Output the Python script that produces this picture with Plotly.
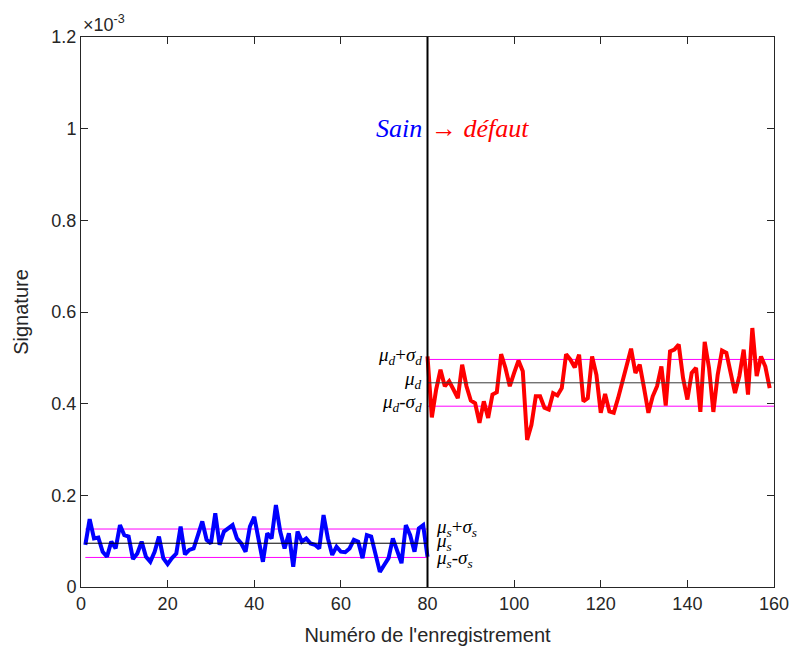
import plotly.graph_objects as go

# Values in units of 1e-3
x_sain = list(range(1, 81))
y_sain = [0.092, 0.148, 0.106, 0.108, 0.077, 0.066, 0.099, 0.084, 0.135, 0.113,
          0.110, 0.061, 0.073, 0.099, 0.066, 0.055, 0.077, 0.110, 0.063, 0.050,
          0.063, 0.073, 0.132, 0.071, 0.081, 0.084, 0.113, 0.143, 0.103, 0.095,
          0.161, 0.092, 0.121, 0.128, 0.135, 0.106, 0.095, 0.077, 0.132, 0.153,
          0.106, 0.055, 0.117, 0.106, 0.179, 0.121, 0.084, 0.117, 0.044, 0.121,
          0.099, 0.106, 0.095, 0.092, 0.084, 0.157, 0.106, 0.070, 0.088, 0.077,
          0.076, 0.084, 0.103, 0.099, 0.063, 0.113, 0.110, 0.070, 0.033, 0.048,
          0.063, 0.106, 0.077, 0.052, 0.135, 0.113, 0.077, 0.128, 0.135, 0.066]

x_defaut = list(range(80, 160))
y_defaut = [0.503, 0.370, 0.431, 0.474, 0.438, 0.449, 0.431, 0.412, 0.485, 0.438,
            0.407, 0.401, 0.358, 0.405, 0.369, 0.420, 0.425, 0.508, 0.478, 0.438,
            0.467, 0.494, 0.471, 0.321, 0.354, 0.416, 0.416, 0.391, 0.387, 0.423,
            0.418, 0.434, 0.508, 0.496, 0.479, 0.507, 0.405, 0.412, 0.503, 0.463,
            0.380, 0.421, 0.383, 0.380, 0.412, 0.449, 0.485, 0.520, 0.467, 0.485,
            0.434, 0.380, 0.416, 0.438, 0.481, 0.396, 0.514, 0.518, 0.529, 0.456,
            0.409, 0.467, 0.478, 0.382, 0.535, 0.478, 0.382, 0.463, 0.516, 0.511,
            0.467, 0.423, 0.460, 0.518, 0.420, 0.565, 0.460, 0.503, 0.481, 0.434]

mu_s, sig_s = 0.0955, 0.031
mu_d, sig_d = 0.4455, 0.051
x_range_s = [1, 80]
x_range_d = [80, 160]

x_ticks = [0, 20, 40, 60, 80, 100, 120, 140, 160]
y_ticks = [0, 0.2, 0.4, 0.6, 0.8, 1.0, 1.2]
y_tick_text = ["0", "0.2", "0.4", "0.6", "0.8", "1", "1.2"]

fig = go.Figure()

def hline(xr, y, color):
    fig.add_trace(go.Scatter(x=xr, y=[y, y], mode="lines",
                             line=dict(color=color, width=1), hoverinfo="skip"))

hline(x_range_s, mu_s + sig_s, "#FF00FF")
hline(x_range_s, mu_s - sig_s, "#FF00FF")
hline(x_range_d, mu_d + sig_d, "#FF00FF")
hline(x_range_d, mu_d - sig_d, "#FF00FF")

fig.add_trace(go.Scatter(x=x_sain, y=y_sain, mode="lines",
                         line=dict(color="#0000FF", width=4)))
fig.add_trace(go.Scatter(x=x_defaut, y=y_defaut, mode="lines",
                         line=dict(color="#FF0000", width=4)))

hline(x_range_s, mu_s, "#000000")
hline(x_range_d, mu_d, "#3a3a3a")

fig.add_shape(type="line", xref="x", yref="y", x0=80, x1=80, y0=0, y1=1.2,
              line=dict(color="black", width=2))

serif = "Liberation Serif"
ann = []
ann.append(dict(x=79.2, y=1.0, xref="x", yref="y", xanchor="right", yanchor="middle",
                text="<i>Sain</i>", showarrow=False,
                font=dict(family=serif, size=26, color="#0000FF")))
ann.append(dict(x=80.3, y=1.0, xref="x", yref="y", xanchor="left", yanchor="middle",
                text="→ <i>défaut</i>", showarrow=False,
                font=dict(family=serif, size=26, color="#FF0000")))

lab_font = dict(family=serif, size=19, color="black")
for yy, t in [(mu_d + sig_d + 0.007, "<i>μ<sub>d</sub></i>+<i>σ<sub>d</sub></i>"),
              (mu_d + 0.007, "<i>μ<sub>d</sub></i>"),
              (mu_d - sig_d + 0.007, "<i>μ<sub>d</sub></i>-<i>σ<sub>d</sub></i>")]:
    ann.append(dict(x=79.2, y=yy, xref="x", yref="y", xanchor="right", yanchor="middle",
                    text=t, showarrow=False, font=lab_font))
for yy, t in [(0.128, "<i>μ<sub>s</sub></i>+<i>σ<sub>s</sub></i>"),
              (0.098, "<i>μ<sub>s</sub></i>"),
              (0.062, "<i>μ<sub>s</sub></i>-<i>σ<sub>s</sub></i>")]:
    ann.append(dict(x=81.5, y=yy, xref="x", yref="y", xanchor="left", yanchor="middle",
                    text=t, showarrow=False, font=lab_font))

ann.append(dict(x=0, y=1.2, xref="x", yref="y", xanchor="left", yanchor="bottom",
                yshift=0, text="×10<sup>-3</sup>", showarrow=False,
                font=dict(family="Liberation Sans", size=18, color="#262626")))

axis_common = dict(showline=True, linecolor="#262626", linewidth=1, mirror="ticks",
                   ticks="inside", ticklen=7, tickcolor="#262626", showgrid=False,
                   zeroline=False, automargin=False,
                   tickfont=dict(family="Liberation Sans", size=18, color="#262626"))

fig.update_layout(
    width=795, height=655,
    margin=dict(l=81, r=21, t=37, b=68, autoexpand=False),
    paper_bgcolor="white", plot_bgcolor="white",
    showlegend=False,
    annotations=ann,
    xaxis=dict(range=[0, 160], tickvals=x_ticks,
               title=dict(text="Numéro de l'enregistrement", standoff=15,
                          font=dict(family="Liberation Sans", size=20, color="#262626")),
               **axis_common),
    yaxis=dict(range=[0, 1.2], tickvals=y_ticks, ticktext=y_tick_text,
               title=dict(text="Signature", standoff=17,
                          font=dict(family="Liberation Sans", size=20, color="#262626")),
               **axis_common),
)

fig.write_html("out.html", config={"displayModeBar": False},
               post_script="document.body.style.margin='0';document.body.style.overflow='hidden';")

Exercise instructions
Please restate the material above line by line, exactly, beginning at its first line and ending with the line that contains "import plotly.graph_objects as go", without any pictures.

Expected answer
Output the Python script that produces this picture with Plotly.
import plotly.graph_objects as go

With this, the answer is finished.